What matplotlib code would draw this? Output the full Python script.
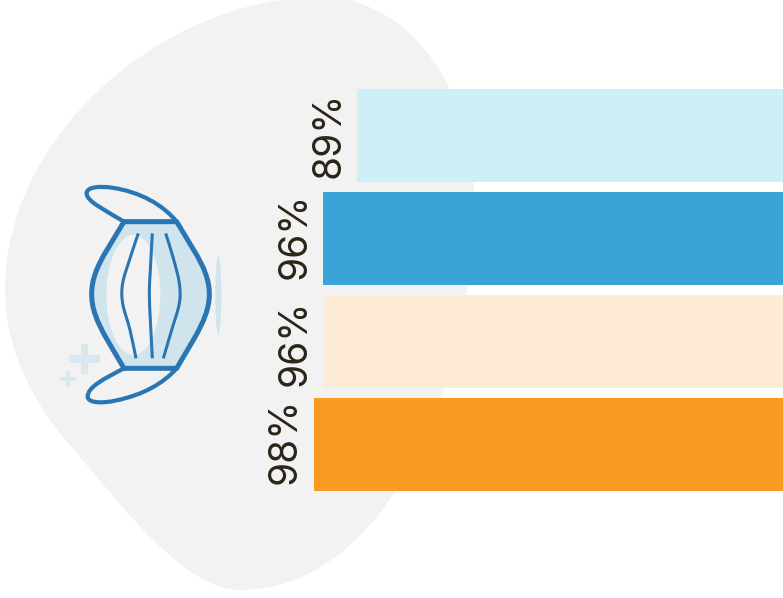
"""
Barre orizzontali con etichette ruotate, macchia grigia e icona della mascherina.
"""
import numpy as np
import matplotlib.pyplot as plt
from matplotlib.patches import Ellipse, PathPatch, Rectangle
from matplotlib.path import Path
from matplotlib.transforms import Affine2D

plt.rcParams['font.family'] = ['Inter', 'DejaVu Sans']

# Dati
values = [89, 96, 96, 98]
labels = ['89%', '96%', '96%', '98%']
colors = ['#cfeff6', '#3ba4d6', '#fdebd6', '#fb9a20']

W, H = 783, 598


def smooth_path(pts):
    # Catmull-Rom aperta convertita in bezier
    pts = np.array(pts, dtype=float)
    n = len(pts)
    verts = [pts[0]]
    codes = [Path.MOVETO]
    for i in range(n - 1):
        p0, p1, p2, p3 = pts[max(i - 1, 0)], pts[i], pts[i + 1], pts[min(i + 2, n - 1)]
        verts += [p1 + (p2 - p0) / 6, p2 - (p3 - p1) / 6, p2]
        codes += [Path.CURVE4] * 3
    return Path(verts, codes)


fig = plt.figure(figsize=(W / 100, H / 100), dpi=100, facecolor='white')

# Sfondo decorativo in coordinate pixel
deco = fig.add_axes([0, 0, 1, 1], zorder=1)
deco.set_xlim(0, W)
deco.set_ylim(H, 0)
deco.axis('off')

blob = Path([(5, 290), (5, 130), (170, -3), (320, -3),
             (410, -3), (474, 90), (474, 200),
             (474, 385), (385, 590), (240, 590),
             (185, 590), (125, 510), (70, 445),
             (30, 400), (5, 345), (5, 290)],
            [Path.MOVETO] + [Path.CURVE4] * 15)
deco.add_patch(PathPatch(blob, fc='#f2f2f2', ec='none'))

# Icona: coordinate riferite a un riquadro ingrandito 3x
icon = Affine2D().scale(1 / 3).translate(50, 170) + deco.transData
BLUE = '#2a76b2'
PALE = '#d0e4ee'
PLUS = '#d9e8ef'

body_path = Path([(222, 155), (380, 155), (430, 238), (462, 290), (478, 330), (478, 372),
                  (478, 415), (462, 455), (430, 510), (380, 595), (222, 595), (172, 510),
                  (140, 455), (125, 415), (125, 372), (125, 330), (140, 290), (172, 238), (222, 155)],
                 [Path.MOVETO, Path.LINETO, Path.LINETO, Path.CURVE4, Path.CURVE4, Path.CURVE4,
                  Path.CURVE4, Path.CURVE4, Path.CURVE4, Path.LINETO, Path.LINETO, Path.LINETO,
                  Path.CURVE4, Path.CURVE4, Path.CURVE4, Path.CURVE4, Path.CURVE4, Path.CURVE4,
                  Path.CLOSEPOLY])
deco.add_patch(PathPatch(body_path, fc=PALE, ec='none', transform=icon))
deco.add_patch(Ellipse((250, 375), 162, 360, fc='#f2f2f2', ec='none', transform=icon))
deco.add_patch(PathPatch(body_path, fc='none', ec=BLUE, lw=3.6, joinstyle='round', transform=icon))

ear_top = Path([(222, 155), (165, 120), (110, 95), (110, 70),
                (110, 50), (150, 48), (185, 53),
                (270, 65), (340, 105), (380, 155)],
               [Path.MOVETO] + [Path.CURVE4] * 9)
ear_bottom = Path([(222, 595), (165, 625), (113, 650), (113, 680),
                   (113, 700), (160, 700), (195, 692),
                   (280, 675), (340, 640), (380, 595)],
                  [Path.MOVETO] + [Path.CURVE4] * 9)
for ear in (ear_top, ear_bottom):
    deco.add_patch(PathPatch(ear, fc='none', ec=BLUE, lw=3.0, transform=icon))

pleats = [
    [(265, 190), (240, 265), (218, 340), (218, 400), (240, 480), (258, 565)],
    [(307, 190), (301, 300), (298, 370), (301, 450), (307, 565)],
    [(347, 190), (370, 265), (388, 340), (388, 400), (365, 480), (340, 565)],
]
for pleat in pleats:
    deco.add_patch(PathPatch(smooth_path(pleat), fc='none', ec=BLUE, lw=2.2, transform=icon))

deco.add_patch(Ellipse((505, 375), 18, 236, fc=PALE, ec='none', transform=icon))
for x, y, w, h in [(57, 556, 92, 22), (92, 522, 22, 90), (30, 620, 47, 12), (47, 603, 12, 47)]:
    deco.add_patch(Rectangle((x, y), w, h, fc=PLUS, ec='none', transform=icon))

# Grafico: lo zero cade appena fuori dal bordo destro
ax = fig.add_axes([0, 0, 1, 1], zorder=2)
ax.patch.set_alpha(0)
px_per_unit = 4.86
zero_px = 790
ax.set_xlim(zero_px / px_per_unit, (zero_px - W) / px_per_unit)
step = 103
first_center = 135.5
ax.set_ylim((H - first_center) / step, -first_center / step)
ax.axis('off')

y = np.arange(len(values))
ax.barh(y, values, height=93 / 103, color=colors, linewidth=0)

# Piccoli scarti verticali delle etichette
label_shift = [-0.5, -3, 1.5, -4]
for i, (v, lab) in enumerate(zip(values, labels)):
    ax.annotate(lab, (v, i), xytext=(-10, -label_shift[i]), textcoords='offset pixels',
                rotation=90, ha='right', va='center', fontsize=28, fontweight='normal', color='#2b2518')

fig.savefig('out.png', dpi=100)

────────

§ **PROBLEM TO WORK ON**
Write out again every line above exactly as given; the pictures do not belong in the copy.

§ **SOLUTION**
What matplotlib code would draw this? Output the full Python script.
"""
Barre orizzontali con etichette ruotate, macchia grigia e icona della mascherina.
"""
import numpy as np
import matplotlib.pyplot as plt
from matplotlib.patches import Ellipse, PathPatch, Rectangle
from matplotlib.path import Path
from matplotlib.transforms import Affine2D

plt.rcParams['font.family'] = ['Inter', 'DejaVu Sans']

# Dati
values = [89, 96, 96, 98]
labels = ['89%', '96%', '96%', '98%']
colors = ['#cfeff6', '#3ba4d6', '#fdebd6', '#fb9a20']

W, H = 783, 598


def smooth_path(pts):
    # Catmull-Rom aperta convertita in bezier
    pts = np.array(pts, dtype=float)
    n = len(pts)
    verts = [pts[0]]
    codes = [Path.MOVETO]
    for i in range(n - 1):
        p0, p1, p2, p3 = pts[max(i - 1, 0)], pts[i], pts[i + 1], pts[min(i + 2, n - 1)]
        verts += [p1 + (p2 - p0) / 6, p2 - (p3 - p1) / 6, p2]
        codes += [Path.CURVE4] * 3
    return Path(verts, codes)


fig = plt.figure(figsize=(W / 100, H / 100), dpi=100, facecolor='white')

# Sfondo decorativo in coordinate pixel
deco = fig.add_axes([0, 0, 1, 1], zorder=1)
deco.set_xlim(0, W)
deco.set_ylim(H, 0)
deco.axis('off')

blob = Path([(5, 290), (5, 130), (170, -3), (320, -3),
             (410, -3), (474, 90), (474, 200),
             (474, 385), (385, 590), (240, 590),
             (185, 590), (125, 510), (70, 445),
             (30, 400), (5, 345), (5, 290)],
            [Path.MOVETO] + [Path.CURVE4] * 15)
deco.add_patch(PathPatch(blob, fc='#f2f2f2', ec='none'))

# Icona: coordinate riferite a un riquadro ingrandito 3x
icon = Affine2D().scale(1 / 3).translate(50, 170) + deco.transData
BLUE = '#2a76b2'
PALE = '#d0e4ee'
PLUS = '#d9e8ef'

body_path = Path([(222, 155), (380, 155), (430, 238), (462, 290), (478, 330), (478, 372),
                  (478, 415), (462, 455), (430, 510), (380, 595), (222, 595), (172, 510),
                  (140, 455), (125, 415), (125, 372), (125, 330), (140, 290), (172, 238), (222, 155)],
                 [Path.MOVETO, Path.LINETO, Path.LINETO, Path.CURVE4, Path.CURVE4, Path.CURVE4,
                  Path.CURVE4, Path.CURVE4, Path.CURVE4, Path.LINETO, Path.LINETO, Path.LINETO,
                  Path.CURVE4, Path.CURVE4, Path.CURVE4, Path.CURVE4, Path.CURVE4, Path.CURVE4,
                  Path.CLOSEPOLY])
deco.add_patch(PathPatch(body_path, fc=PALE, ec='none', transform=icon))
deco.add_patch(Ellipse((250, 375), 162, 360, fc='#f2f2f2', ec='none', transform=icon))
deco.add_patch(PathPatch(body_path, fc='none', ec=BLUE, lw=3.6, joinstyle='round', transform=icon))

ear_top = Path([(222, 155), (165, 120), (110, 95), (110, 70),
                (110, 50), (150, 48), (185, 53),
                (270, 65), (340, 105), (380, 155)],
               [Path.MOVETO] + [Path.CURVE4] * 9)
ear_bottom = Path([(222, 595), (165, 625), (113, 650), (113, 680),
                   (113, 700), (160, 700), (195, 692),
                   (280, 675), (340, 640), (380, 595)],
                  [Path.MOVETO] + [Path.CURVE4] * 9)
for ear in (ear_top, ear_bottom):
    deco.add_patch(PathPatch(ear, fc='none', ec=BLUE, lw=3.0, transform=icon))

pleats = [
    [(265, 190), (240, 265), (218, 340), (218, 400), (240, 480), (258, 565)],
    [(307, 190), (301, 300), (298, 370), (301, 450), (307, 565)],
    [(347, 190), (370, 265), (388, 340), (388, 400), (365, 480), (340, 565)],
]
for pleat in pleats:
    deco.add_patch(PathPatch(smooth_path(pleat), fc='none', ec=BLUE, lw=2.2, transform=icon))

deco.add_patch(Ellipse((505, 375), 18, 236, fc=PALE, ec='none', transform=icon))
for x, y, w, h in [(57, 556, 92, 22), (92, 522, 22, 90), (30, 620, 47, 12), (47, 603, 12, 47)]:
    deco.add_patch(Rectangle((x, y), w, h, fc=PLUS, ec='none', transform=icon))

# Grafico: lo zero cade appena fuori dal bordo destro
ax = fig.add_axes([0, 0, 1, 1], zorder=2)
ax.patch.set_alpha(0)
px_per_unit = 4.86
zero_px = 790
ax.set_xlim(zero_px / px_per_unit, (zero_px - W) / px_per_unit)
step = 103
first_center = 135.5
ax.set_ylim((H - first_center) / step, -first_center / step)
ax.axis('off')

y = np.arange(len(values))
ax.barh(y, values, height=93 / 103, color=colors, linewidth=0)

# Piccoli scarti verticali delle etichette
label_shift = [-0.5, -3, 1.5, -4]
for i, (v, lab) in enumerate(zip(values, labels)):
    ax.annotate(lab, (v, i), xytext=(-10, -label_shift[i]), textcoords='offset pixels',
                rotation=90, ha='right', va='center', fontsize=28, fontweight='normal', color='#2b2518')

fig.savefig('out.png', dpi=100)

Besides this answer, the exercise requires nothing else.